Judges hear bin lorry crash private prosecution bid
Three judges in Edinburgh have begun hearing an application to bring a private prosecution against the Glasgow bin lorry crash driver Harry Clarke.
The Sweeney/McQuade family is seeking a Bill of Criminal Letters, which would allow them to bring charges over the 2014 crash, which killed six people.
The judges will also hear a similar bid from the relatives of two students killed in a crash in Glasgow in 2010.
In each case the Crown Office decided not to prosecute the drivers involved.
Judges Lady Dorrian, Lord Menzies and Lord Drummond Young began hearing legal arguments on Tuesday at the Court of Session.
They heard from Scotland's most senior prosecutor, the Lord Advocate, James Wolffe QC. The content of his submissions cannot be disclosed for legal reasons.
Mr Clarke, 58, was unconscious when the Glasgow City Council bin lorry veered out of control on 22 December 2014, killing six people and injuring 17 others.
Those who died in the crash were Erin McQuade, 18, her grandparents Jack Sweeney, 68, and his 69-year-old wife Lorraine, from Dumbarton, Stephenie Tait, 29, and Jacqueline Morton, 51, both from Glasgow, and Gillian Ewing, 52, from Edinburgh.
The Sweeney/McQuade family want Mr Clarke to face trial as an inquiry found the crash could have been avoided if he had not lied about his medical history.

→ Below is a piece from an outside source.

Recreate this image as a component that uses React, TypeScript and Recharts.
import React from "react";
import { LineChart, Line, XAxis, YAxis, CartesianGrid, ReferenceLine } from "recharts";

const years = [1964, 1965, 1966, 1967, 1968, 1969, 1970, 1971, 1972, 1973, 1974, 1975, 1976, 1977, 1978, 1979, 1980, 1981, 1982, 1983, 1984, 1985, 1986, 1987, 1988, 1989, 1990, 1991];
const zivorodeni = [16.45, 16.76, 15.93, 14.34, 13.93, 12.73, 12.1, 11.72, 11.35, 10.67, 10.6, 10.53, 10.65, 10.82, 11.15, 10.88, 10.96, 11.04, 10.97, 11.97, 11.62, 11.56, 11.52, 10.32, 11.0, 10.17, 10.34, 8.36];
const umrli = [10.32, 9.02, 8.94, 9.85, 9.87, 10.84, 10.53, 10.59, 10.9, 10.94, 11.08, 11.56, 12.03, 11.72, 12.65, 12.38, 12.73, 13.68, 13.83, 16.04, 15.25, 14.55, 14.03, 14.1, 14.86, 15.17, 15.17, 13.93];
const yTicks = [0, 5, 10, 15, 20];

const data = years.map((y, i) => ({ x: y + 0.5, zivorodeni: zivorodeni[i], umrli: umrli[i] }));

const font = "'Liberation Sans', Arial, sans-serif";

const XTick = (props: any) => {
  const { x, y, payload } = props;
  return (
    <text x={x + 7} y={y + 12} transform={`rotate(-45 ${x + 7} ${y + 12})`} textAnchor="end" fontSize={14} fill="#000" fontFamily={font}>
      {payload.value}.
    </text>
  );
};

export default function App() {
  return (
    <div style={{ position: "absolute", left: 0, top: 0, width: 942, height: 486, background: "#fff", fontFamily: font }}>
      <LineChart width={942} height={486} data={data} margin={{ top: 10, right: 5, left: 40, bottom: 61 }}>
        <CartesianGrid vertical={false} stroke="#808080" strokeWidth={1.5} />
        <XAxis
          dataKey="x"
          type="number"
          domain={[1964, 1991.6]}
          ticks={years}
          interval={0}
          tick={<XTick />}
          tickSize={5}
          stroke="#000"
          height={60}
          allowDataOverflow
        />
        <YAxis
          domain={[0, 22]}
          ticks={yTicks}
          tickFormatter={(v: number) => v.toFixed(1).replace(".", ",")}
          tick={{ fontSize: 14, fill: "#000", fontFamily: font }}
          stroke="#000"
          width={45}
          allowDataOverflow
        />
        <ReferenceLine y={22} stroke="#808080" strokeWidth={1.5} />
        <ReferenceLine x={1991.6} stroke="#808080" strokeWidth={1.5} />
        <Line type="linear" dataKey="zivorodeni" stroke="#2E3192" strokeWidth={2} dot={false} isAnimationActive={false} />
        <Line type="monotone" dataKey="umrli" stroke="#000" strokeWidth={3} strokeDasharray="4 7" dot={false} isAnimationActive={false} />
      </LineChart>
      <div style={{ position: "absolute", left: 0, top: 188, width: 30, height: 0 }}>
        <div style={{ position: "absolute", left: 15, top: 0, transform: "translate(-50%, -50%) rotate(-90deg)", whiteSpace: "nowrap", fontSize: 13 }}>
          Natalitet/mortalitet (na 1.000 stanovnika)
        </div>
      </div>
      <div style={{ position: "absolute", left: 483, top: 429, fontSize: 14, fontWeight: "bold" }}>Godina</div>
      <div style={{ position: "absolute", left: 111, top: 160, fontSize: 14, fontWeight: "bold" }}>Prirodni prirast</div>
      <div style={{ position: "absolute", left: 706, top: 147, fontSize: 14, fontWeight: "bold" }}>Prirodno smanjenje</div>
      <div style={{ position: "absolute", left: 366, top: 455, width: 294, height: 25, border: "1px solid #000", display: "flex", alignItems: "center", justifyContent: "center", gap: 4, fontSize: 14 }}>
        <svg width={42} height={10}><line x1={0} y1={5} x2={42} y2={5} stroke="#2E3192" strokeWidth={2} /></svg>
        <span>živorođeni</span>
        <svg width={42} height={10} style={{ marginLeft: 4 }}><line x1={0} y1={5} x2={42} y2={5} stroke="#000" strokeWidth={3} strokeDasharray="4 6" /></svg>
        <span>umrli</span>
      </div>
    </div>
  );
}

It emerged during the fatal accident inquiry into the crash that Mr Clarke had lied about his history of blackouts on job applications and medical declarations.
The Crown decided not to prosecute Mr Clarke after saying there was no evidence that he knew, or ought to have known, that he was unfit to drive.
The families of students Mhairi Convy and Laura Stewart, who were knocked down and killed in a separate crash in Glasgow in 2010 are also seeking a private prosecution.
The two women, who were aged 18 and 20, were walking in the city's North Hanover Street when a Range Rover being driven by William Payne mounted the kerb and hit them after he blacked out at the wheel.
A fatal accident inquiry later found that both women may still be alive if Mr Payne had disclosed his condition and medics had advised him not to drive.
Again, the Crown Office chose not to prosecute Mr Payne on the basis that there was no evidence that he knew, or ought to have known, that he was unfit to drive.
Lawyers acting for bereaved families in both fatal crashes are seeking permission from judges for a Bill Of Criminal Letters - the legal expression given for private prosecutions in Scotland.
They can only proceed if their petitions are approved by judges at the Court of Session.